What is coronary heart disease?

Also called coronary artery disease, or CAD, coronary heart disease (CHD) develops when the arteries that supply oxygen-rich blood to the heart become blocked or narrowed as a result of a buildup of sticky plaque or from chronic inflammation. When blood flow decreases significantly, the risks of chest pain, or angina, heart attack and heart damage can increase significantly.

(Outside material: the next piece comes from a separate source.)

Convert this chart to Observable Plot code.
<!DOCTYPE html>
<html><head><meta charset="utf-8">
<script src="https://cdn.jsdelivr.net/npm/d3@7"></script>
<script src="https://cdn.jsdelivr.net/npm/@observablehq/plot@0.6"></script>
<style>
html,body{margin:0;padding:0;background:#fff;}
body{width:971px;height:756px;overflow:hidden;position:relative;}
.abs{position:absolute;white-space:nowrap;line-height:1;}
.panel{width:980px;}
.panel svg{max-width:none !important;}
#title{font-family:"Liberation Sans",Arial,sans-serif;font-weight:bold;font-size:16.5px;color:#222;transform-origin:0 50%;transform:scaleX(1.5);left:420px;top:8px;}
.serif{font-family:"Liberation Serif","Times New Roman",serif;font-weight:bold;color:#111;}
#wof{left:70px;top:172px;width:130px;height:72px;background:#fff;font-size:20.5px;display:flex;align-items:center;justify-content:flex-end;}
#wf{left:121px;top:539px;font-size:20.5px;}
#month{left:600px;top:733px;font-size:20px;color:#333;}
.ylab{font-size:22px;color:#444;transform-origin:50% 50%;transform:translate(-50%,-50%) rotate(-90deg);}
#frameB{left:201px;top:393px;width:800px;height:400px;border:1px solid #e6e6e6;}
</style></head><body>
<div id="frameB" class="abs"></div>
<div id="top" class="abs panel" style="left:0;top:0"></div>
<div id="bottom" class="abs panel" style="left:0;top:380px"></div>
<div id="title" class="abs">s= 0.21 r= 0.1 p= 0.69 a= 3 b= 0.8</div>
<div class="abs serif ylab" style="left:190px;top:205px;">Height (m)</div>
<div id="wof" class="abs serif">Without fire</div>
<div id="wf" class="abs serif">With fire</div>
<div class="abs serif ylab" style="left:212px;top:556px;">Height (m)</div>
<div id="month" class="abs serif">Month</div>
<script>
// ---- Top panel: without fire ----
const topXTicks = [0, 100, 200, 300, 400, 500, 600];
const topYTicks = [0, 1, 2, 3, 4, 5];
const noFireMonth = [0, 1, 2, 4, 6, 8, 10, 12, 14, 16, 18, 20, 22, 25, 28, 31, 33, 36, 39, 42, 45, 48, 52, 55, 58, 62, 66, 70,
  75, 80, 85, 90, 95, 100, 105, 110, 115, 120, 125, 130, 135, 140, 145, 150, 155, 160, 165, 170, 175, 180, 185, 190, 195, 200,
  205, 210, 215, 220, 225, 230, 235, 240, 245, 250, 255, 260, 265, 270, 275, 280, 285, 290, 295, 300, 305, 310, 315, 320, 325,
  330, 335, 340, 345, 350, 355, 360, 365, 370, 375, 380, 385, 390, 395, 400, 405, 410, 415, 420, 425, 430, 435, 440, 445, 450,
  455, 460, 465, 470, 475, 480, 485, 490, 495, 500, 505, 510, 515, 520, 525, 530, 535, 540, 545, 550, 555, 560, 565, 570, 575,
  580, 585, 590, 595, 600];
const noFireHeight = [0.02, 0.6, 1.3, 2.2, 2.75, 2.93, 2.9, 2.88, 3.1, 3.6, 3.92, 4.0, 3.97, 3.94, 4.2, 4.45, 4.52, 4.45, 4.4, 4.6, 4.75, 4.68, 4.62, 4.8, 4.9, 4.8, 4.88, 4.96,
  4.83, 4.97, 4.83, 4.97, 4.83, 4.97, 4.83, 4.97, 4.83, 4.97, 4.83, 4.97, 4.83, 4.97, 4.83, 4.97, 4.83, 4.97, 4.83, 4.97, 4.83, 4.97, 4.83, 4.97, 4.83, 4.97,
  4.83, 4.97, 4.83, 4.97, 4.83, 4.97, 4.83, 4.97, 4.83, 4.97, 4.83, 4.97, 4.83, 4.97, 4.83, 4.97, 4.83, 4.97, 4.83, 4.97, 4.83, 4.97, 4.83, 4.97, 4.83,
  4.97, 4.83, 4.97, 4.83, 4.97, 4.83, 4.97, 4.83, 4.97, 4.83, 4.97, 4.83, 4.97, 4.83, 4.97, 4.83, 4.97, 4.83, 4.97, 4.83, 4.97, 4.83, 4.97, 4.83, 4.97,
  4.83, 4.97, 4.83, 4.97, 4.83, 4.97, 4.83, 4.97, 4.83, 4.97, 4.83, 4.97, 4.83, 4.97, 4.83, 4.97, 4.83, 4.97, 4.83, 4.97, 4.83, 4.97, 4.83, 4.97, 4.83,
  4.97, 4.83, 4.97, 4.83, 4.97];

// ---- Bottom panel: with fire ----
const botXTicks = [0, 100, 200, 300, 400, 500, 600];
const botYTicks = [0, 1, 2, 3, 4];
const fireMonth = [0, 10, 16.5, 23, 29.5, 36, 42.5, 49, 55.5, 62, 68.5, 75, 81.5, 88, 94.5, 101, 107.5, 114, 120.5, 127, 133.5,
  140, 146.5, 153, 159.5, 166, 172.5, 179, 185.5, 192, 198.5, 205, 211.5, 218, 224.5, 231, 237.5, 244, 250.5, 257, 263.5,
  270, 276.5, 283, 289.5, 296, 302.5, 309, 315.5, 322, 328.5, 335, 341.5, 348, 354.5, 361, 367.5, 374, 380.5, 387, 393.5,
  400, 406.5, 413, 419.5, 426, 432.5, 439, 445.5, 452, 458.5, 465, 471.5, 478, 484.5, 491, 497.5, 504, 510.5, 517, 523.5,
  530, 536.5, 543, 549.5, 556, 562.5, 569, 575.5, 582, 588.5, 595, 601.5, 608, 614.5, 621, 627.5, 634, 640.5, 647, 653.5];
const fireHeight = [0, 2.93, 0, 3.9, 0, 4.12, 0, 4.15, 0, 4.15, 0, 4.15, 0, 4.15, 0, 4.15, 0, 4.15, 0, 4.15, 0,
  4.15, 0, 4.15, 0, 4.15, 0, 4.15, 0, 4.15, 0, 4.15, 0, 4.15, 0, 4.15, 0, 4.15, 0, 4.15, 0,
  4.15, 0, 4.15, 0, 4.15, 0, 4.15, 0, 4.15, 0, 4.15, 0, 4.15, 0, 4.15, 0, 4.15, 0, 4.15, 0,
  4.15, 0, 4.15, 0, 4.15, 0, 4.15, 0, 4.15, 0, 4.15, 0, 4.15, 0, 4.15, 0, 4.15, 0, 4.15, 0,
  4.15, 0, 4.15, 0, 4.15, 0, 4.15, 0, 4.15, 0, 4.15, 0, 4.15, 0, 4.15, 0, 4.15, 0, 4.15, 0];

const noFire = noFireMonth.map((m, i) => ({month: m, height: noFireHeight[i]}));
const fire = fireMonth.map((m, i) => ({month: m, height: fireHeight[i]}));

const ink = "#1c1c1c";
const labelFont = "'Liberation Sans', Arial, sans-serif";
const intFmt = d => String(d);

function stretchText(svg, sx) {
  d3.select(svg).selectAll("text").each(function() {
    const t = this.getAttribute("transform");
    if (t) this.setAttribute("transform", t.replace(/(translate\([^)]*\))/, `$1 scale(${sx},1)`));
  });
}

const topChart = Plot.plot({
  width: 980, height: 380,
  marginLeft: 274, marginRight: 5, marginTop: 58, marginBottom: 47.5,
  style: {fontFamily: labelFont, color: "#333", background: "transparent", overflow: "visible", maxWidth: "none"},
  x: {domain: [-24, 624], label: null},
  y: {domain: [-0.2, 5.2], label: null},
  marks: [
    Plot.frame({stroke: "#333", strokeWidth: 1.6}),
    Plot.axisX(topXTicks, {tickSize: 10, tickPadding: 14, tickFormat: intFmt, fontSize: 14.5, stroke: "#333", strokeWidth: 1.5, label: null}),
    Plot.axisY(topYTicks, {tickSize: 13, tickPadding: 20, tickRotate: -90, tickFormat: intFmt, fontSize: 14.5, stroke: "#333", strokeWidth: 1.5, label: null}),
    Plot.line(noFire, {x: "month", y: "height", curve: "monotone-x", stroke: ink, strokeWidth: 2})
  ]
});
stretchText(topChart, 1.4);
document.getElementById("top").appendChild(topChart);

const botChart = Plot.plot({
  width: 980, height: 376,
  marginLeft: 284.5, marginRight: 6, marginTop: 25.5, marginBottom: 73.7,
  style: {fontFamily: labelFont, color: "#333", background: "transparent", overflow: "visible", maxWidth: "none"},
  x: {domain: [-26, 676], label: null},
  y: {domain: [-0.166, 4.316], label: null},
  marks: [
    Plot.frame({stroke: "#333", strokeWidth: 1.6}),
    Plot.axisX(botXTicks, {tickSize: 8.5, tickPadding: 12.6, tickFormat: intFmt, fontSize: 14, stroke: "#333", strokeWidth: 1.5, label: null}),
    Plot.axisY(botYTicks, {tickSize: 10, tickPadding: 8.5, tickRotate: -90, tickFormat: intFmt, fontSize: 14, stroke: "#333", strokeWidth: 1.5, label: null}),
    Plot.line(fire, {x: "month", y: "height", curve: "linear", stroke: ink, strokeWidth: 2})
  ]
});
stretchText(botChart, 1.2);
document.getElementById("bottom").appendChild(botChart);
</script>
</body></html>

What causes coronary heart disease?

Coronary heart disease most commonly develops when sticky cholesterol collects along the walls of your arteries. These deposits, or plaques, build up over time until finally, the opening, or lumen, of the arteries that serve the heart become narrowed or clogged. Cholesterol in normal quantities is necessary for good health, but when too much is consumed, the excess cholesterol enters the bloodstream and sticks to artery walls. Arteries can also become stiff, resulting in atherosclerosis, or what is sometimes called “hardening” of the arteries. Chronic inflammation also plays a role by making artery walls weaker and enabling plaque to collect more rapidly. In addition, risk factors like smoking, obesity, high blood pressure, diabetes and family history of the disease can also increase your risks for developing coronary heart disease.

What symptoms can coronary heart disease cause?

The most common symptoms include chest pain (angina) and, eventually, heart attack. Shortness of breath and extreme fatigue, especially when performing exercise, are also symptoms of coronary heart disease.

What treatments are available for coronary heart disease?

In mild CHD, lifestyle changes like quitting smoking, being more physically active, losing weight and eating a diet low in “bad” cholesterol and high in fiber can help you manage the condition. Medications to thin the blood, reduce your blood pressure or lower cholesterol levels may also be prescribed, and minimally-invasive procedures like angioplasty may be needed to widen the arteries. In the most severe cases, bypass surgery may be necessary.